As technology advances in the real world, film and television shows have adapted to keep up with the times as well. Such is especially true in regards to artificial intelligence and the creation of sentient beings. Luke Scott also explores this idea in his directorial feature film debut, Morgan.
As the son of the legendary, but slightly overrated, Ridley Scott, who also produced Morgan, the younger Scott is certainly familiar with A.I. in film. His father directed science fiction cult classic, Blade Runner, in which an ex-cop comes out of retirement to hunt down four “replicants,” or androids that look like human beings. As the film continues, the main character begins to question his own identity after coming across another replicant capable of evoking human emotion.

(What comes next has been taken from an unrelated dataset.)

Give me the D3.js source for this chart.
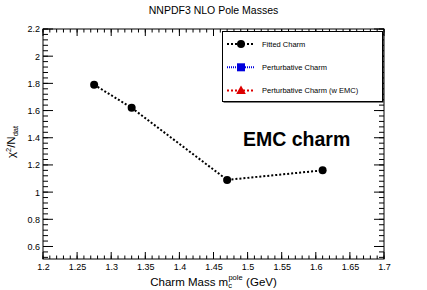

In Morgan, the premise isn’t all that different. However, the manufactured being in question, title character Morgan, played by Anya Taylor-Joy, is not a robot or android. She, or “it” as some call her, was created in a lab but is, in fact, an organic being. Though, it’s uncertain whether or not she is able to feel true human emotion and respond accordingly. Corporate risk management consultant, Lee Weathers (Kate Mara), is sent to assess whether Morgan is to be terminated or not after an attack on a doctor.
While the plot isn’t overly original, it’s undeniable that the 20 year old Taylor-Joy is the star of this film. After her solid outing in the polarizing film, The Witch, Taylor-Joy capitalizes by turning in a chilling performance as the titular Morgan. Through her eyes alone, she’s able to convey sadness, remorse, and wonderment. She’s also able to become eerily cold and emotionless when punishing characters who have wronged her.
The rest of the cast isn’t too shabby either. Mara is solid as Lee, a no-nonsense character who is willing to do what is necessary at all times. Jennifer Jason Leigh and Paul Giamatti pop up for brief roles in the film as Dr. Kathy Grieff and Dr. Shapiro respectively. Giamatti, in particular, has one of the best scenes. Unfortunately, you wish that he was in the film a tad bit longer. The other supporting characters aren’t necessarily big names, perhaps with the exception of Toby Jones and Brian Cox, but they bring a degree of humanity to the story with their love and defense of Morgan and her actions.
For the most part, the film is shot relatively well. Grey seems to be one of the main colors of choice for the cinematography and it works. The color palette is a perfect representation of how the film toes the line of emotion and sentient life. The only real issue with the technical aspects of Morgan is during the action scenes. Just as in a film like Captain America: The Winter Soldier, the cuts are way too fast. It’s hard to even figure out what’s going on in the scene because of how rapidly paced the cuts are. The editing is more maddening than effective in depicting the action scenes.
It’s no secret that there have been plenty films in the past that tackle theories behind A.I. and sentient beings. Stanley Kubrick’s 1968 sci-fi masterpiece, 2001: A Space Oddyssey, featured HAL 9000, a sentient computer although HAL didn’t appear in a human form. Also, Blade Runner wasn’t the first time the elder Scott included an android character in one of his films. In 1979, his film, Alien, had Ian Holm’s character, Ash, and 2012’s Prometheus, also set in the Alien universe, had Michael Fassbender’s David. Of course, one can’t forget about Arnold Schwarzenegger as the T-800 in the Terminator series either.
The issue with this film is just that it’s not that original. The aforementioned films are some of the most iconic sci-fi/action films of all time. Morgan just isn’t in the same tier as them. Most of the things done in the film are done well enough but we’ve seen it all before. Even last year’s Ex Machina could be considered an influence on this film. There were so many similarities that Morgan just can’t set itself apart from its peers.
That being said, it’s not a bad film by any means. If you go into it expecting to be blown away, you’ll be disappointed. If you’re expecting to be entertained and see a few good performances, you’ll walk out of the theater satisfied. Overall, Morgan has a decent enough story to satisfy fans of science fiction but it doesn’t do a whole lot to push the envelope within the genre either.